Il danno da ridotta capacità lavorativa è riconosciuto allo studente che non lavora
Anche lo studente che si trovi privo di un’attività lavorativa ha diritto al risarcimento del danno da ridotta capacità lavorativa. E’ quanto ha stabilito la Terza Sezione Civile della Corte di Cassazione, con la sentenza 30 novembre 2011, n. 25571.
Il caso vedeva un soggetto rimanere coinvolto in un incidente stradale quando ancora era un minorenne. All’epoca del giudizio di primo grado, ben nove anni dopo l’evendo dannoso, quando veniva disposta la consulenza d’ufficio, la vittima frequentava ancora l’università ed era priva di una propria attività lavorativa produttiva di reddito. Mentre i giudici di primo grado accordavano il risarcimento dei danni da ridotta capacità lavorativa, la Corte d’Appello negava tale risarcibilità, sul presupposto che la donna, non svolgendo alcuna attività lavorativa, non poteva essere titolare di un diritto al risarcimento che tale attività, necessariamente, presupponeva essere sussitente.
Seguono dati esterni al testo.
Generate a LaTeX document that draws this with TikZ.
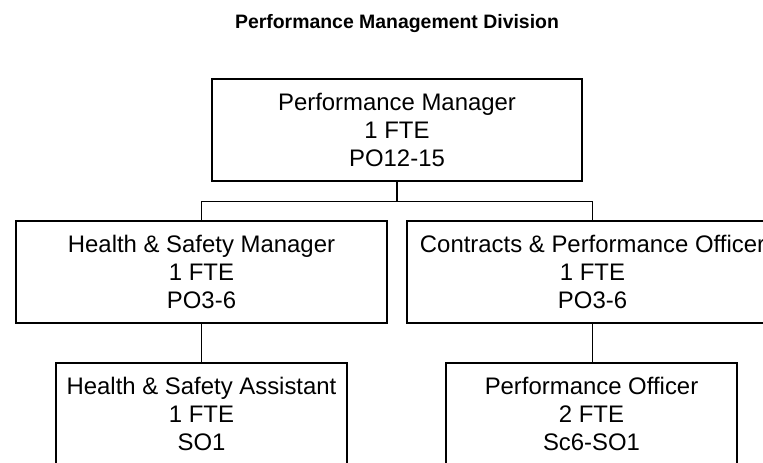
\documentclass[tikz,border=0pt]{standalone}
\usepackage{fontspec}
\setmainfont{Liberation Sans}
\begin{document}
\begin{tikzpicture}[x=1bp,y=-1bp,
  post/.style={draw=black, line width=1.2bp, minimum height=102bp, inner sep=2bp,
    align=center, font=\fontsize{24}{28.3}\selectfont},
  wide/.style={post, minimum width=371bp},
  narrow/.style={post, minimum width=291bp},
  link/.style={draw=black, line width=1.2bp}]
\useasboundingbox (0,0) rectangle (763,463);
\clip (0,0) rectangle (763,463);
\fill[white] (0,0) rectangle (763,463);
\node[font=\fontsize{19.5}{22}\selectfont\bfseries, anchor=base] (title) at (397,29) {Performance Management Division};
\node[wide, minimum width=370bp] (pm) at (397,130) {Performance Manager\\1 FTE\\PO12-15};
\node[wide] (hsm) at (201.5,272) {Health \& Safety Manager\\1 FTE\\PO3-6};
\node[wide] (cpo) at (592.5,272) {Contracts \& Performance Officer\\1 FTE\\PO3-6};
\node[narrow] (hsa) at (201.5,414) {Health \& Safety Assistant\\1 FTE\\SO1};
\node[narrow] (po) at (591.5,414) {Performance Officer\\2 FTE\\Sc6-SO1};
\draw[link] (pm.south) -- ++(0,20) coordinate (j);
\draw[link] (j) -| (hsm.north);
\draw[link] (j) -| (cpo.north);
\draw[link] (hsm.south) -- (hsa.north);
\draw[link] (cpo.south) -- (cpo.south |- po.north);
\end{tikzpicture}
\end{document}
Secondo il giudice nomofilattico, per principio generale, il danno patrimoniale di cui si discute deve essere accertato in concreto, attraverso la dimostrazione che il soggetto leso svolgesse un’attività lavorativa produttiva di reddito, ed inoltre attraverso la prova della mancanza, di persistenza, dopo l’infortunio, di una capacità generica, di attendere ad altri lavori, confacenti alle attitudini e condizioni personali ed ambientali dell’infortunato, ed altrimenti idonei alla produzione di altre fonti di reddito, in luogo di quelle perse o ridotte.
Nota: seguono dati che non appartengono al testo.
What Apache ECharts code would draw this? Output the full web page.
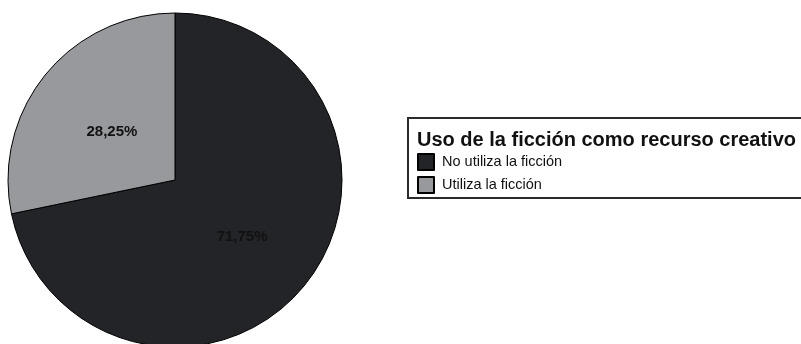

Premesso che la prova del danno grava sul soggetto che chiede il risarcimento, potendo essere anche presuntiva, purché sia certa la riduzione della capacità di guadagno, la Suprema Corte sottolinea che, ove occorra valutare il lucro cessante di un minore menomato permanentemente, la liquidazione del risarcimento del danno va svolta sulla previsione della sua futura attività lavorativa, in base agli studi compiuti o che si stanno portando a termine.
Tornando al caso di specie, il ragionamento dei giudici territoriali si fonda sulla sola mancanza di un’attività lavorativa attuale, derivante dal fatto che l’infortunata era ancora dedita agli studi universitari, senza considerare il fatto che il danno patrimoniale futuro deve essere valutato su base prognostica e che il danneggiato può avvalersi a tal fine anche delle presunzioni.
In altre parole, giudici di merito hanno omesso di considerare se, alla luce degli accertamenti che si sarebbero potuti compiere, si sarebbe potuto presumere, fondatamente o meno, una riduzione della capacità di guadagno della danneggiata, in termini di certezza o di elevata probabilità.